**Description of the task**
Omit all images. Transcribe the rest of the material below exactly.

# Start of Source material

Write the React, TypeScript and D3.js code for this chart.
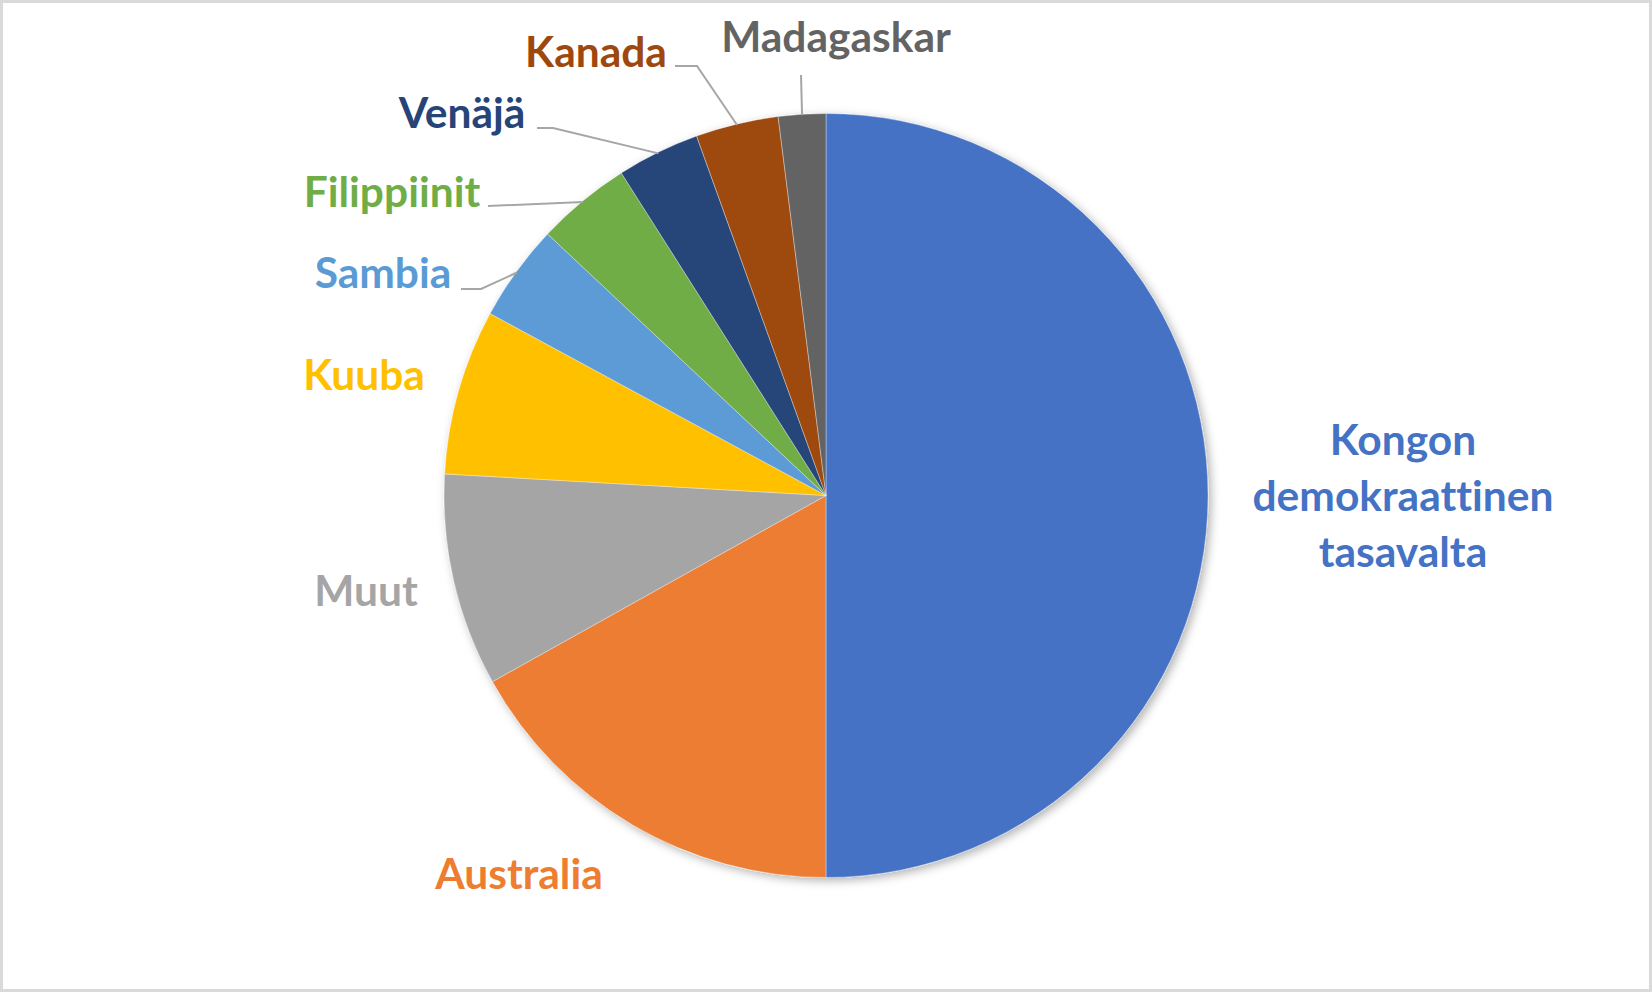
import * as d3 from "d3";

// Koboltin varannot, osuus (%)
const countries = [
  "Kongon demokraattinen tasavalta",
  "Australia",
  "Muut",
  "Kuuba",
  "Sambia",
  "Filippiinit",
  "Venäjä",
  "Kanada",
  "Madagaskar",
];
const shares = [50, 16.9, 9, 7, 4.1, 4, 3.5, 3.5, 2];
const colors = [
  "#4472C4",
  "#ED7D31",
  "#A5A5A5",
  "#FFC000",
  "#5B9BD5",
  "#70AD47",
  "#264478",
  "#9E480E",
  "#636363",
];

const W = 1652;
const H = 992;
const cx = 826;
const cy = 495.5;
const R = 382;

// label placement (centre x, baseline y) and leader line start points
const labelLayout: Record<string, { x: number; y: number; lines?: string[]; leader?: [number, number][] }> = {
  "Kongon demokraattinen tasavalta": { x: 1403, y: 455, lines: ["Kongon", "demokraattinen", "tasavalta"] },
  Australia: { x: 519, y: 889 },
  Muut: { x: 366, y: 606 },
  Kuuba: { x: 364, y: 390 },
  Sambia: { x: 383, y: 288, leader: [[461, 289], [481, 289]] },
  Filippiinit: { x: 392, y: 207, leader: [[488, 206]] },
  "Venäjä": { x: 462, y: 128, leader: [[537, 128], [553, 128]] },
  Kanada: { x: 596, y: 67, leader: [[675, 66], [697, 66]] },
  Madagaskar: { x: 836, y: 52, leader: [[801, 75]] },
};

export default function App() {
  const data = countries.map((name, i) => ({ name, value: shares[i], color: colors[i] }));
  const pie = d3.pie<(typeof data)[number]>().sort(null).value((d) => d.value);
  const arcs = pie(data);
  const arc = d3.arc<d3.PieArcDatum<(typeof data)[number]>>().innerRadius(0).outerRadius(R);
  const edge = d3.arc<d3.PieArcDatum<(typeof data)[number]>>().innerRadius(R - 1).outerRadius(R - 1);
  const line = d3.line();

  return (
    <div style={{ position: "fixed", left: 0, top: 0, width: W, height: H, background: "#fff" }}>
      <svg width={W} height={H} style={{ display: "block" }}>
        <defs>
          <filter id="shadow" x="-10%" y="-10%" width="120%" height="120%">
            <feDropShadow dx="3" dy="3" stdDeviation="5" floodColor="#000" floodOpacity="0.3" />
          </filter>
        </defs>
        <rect x={1.5} y={1.5} width={W - 3} height={H - 3} fill="#fff" stroke="#D9D9D9" strokeWidth={3} />
        <g transform={`translate(${cx},${cy})`}>
          <g filter="url(#shadow)">
            {arcs.map((a) => (
              <path key={a.data.name} d={arc(a) || ""} fill={a.data.color} stroke="#fff" strokeWidth={0.35} />
            ))}
          </g>
        </g>
        {arcs.map((a) => {
          const lay = labelLayout[a.data.name];
          if (!lay.leader) return null;
          const [ex, ey] = edge.centroid(a);
          const pts: [number, number][] = [...lay.leader, [cx + ex, cy + ey]];
          return (
            <path key={"l" + a.data.name} d={line(pts) || ""} fill="none" stroke="#A6A6A6" strokeWidth={2} />
          );
        })}
        {arcs.map((a) => {
          const lay = labelLayout[a.data.name];
          const lines = lay.lines || [a.data.name];
          return (
            <text
              key={"t" + a.data.name}
              x={lay.x}
              y={lay.y}
              textAnchor="middle"
              fill={a.data.color}
              fontFamily="Lato, 'Open Sans', sans-serif"
              fontWeight="bold"
              fontSize={42.5}
              style={{ fontVariantLigatures: "none" }}
            >
              {lines.map((s, i) => (
                <tspan key={s} x={lay.x} dy={i === 0 ? 0 : 56}>
                  {s}
                </tspan>
              ))}
            </text>
          );
        })}
      </svg>
    </div>
  );
}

# End of Source material

**Exercise response**
Write the React, TypeScript and D3.js code for this chart.
import * as d3 from "d3";

// Koboltin varannot, osuus (%)
const countries = [
  "Kongon demokraattinen tasavalta",
  "Australia",
  "Muut",
  "Kuuba",
  "Sambia",
  "Filippiinit",
  "Venäjä",
  "Kanada",
  "Madagaskar",
];
const shares = [50, 16.9, 9, 7, 4.1, 4, 3.5, 3.5, 2];
const colors = [
  "#4472C4",
  "#ED7D31",
  "#A5A5A5",
  "#FFC000",
  "#5B9BD5",
  "#70AD47",
  "#264478",
  "#9E480E",
  "#636363",
];

const W = 1652;
const H = 992;
const cx = 826;
const cy = 495.5;
const R = 382;

// label placement (centre x, baseline y) and leader line start points
const labelLayout: Record<string, { x: number; y: number; lines?: string[]; leader?: [number, number][] }> = {
  "Kongon demokraattinen tasavalta": { x: 1403, y: 455, lines: ["Kongon", "demokraattinen", "tasavalta"] },
  Australia: { x: 519, y: 889 },
  Muut: { x: 366, y: 606 },
  Kuuba: { x: 364, y: 390 },
  Sambia: { x: 383, y: 288, leader: [[461, 289], [481, 289]] },
  Filippiinit: { x: 392, y: 207, leader: [[488, 206]] },
  "Venäjä": { x: 462, y: 128, leader: [[537, 128], [553, 128]] },
  Kanada: { x: 596, y: 67, leader: [[675, 66], [697, 66]] },
  Madagaskar: { x: 836, y: 52, leader: [[801, 75]] },
};

export default function App() {
  const data = countries.map((name, i) => ({ name, value: shares[i], color: colors[i] }));
  const pie = d3.pie<(typeof data)[number]>().sort(null).value((d) => d.value);
  const arcs = pie(data);
  const arc = d3.arc<d3.PieArcDatum<(typeof data)[number]>>().innerRadius(0).outerRadius(R);
  const edge = d3.arc<d3.PieArcDatum<(typeof data)[number]>>().innerRadius(R - 1).outerRadius(R - 1);
  const line = d3.line();

  return (
    <div style={{ position: "fixed", left: 0, top: 0, width: W, height: H, background: "#fff" }}>
      <svg width={W} height={H} style={{ display: "block" }}>
        <defs>
          <filter id="shadow" x="-10%" y="-10%" width="120%" height="120%">
            <feDropShadow dx="3" dy="3" stdDeviation="5" floodColor="#000" floodOpacity="0.3" />
          </filter>
        </defs>
        <rect x={1.5} y={1.5} width={W - 3} height={H - 3} fill="#fff" stroke="#D9D9D9" strokeWidth={3} />
        <g transform={`translate(${cx},${cy})`}>
          <g filter="url(#shadow)">
            {arcs.map((a) => (
              <path key={a.data.name} d={arc(a) || ""} fill={a.data.color} stroke="#fff" strokeWidth={0.35} />
            ))}
          </g>
        </g>
        {arcs.map((a) => {
          const lay = labelLayout[a.data.name];
          if (!lay.leader) return null;
          const [ex, ey] = edge.centroid(a);
          const pts: [number, number][] = [...lay.leader, [cx + ex, cy + ey]];
          return (
            <path key={"l" + a.data.name} d={line(pts) || ""} fill="none" stroke="#A6A6A6" strokeWidth={2} />
          );
        })}
        {arcs.map((a) => {
          const lay = labelLayout[a.data.name];
          const lines = lay.lines || [a.data.name];
          return (
            <text
              key={"t" + a.data.name}
              x={lay.x}
              y={lay.y}
              textAnchor="middle"
              fill={a.data.color}
              fontFamily="Lato, 'Open Sans', sans-serif"
              fontWeight="bold"
              fontSize={42.5}
              style={{ fontVariantLigatures: "none" }}
            >
              {lines.map((s, i) => (
                <tspan key={s} x={lay.x} dy={i === 0 ? 0 : 56}>
                  {s}
                </tspan>
              ))}
            </text>
          );
        })}
      </svg>
    </div>
  );
}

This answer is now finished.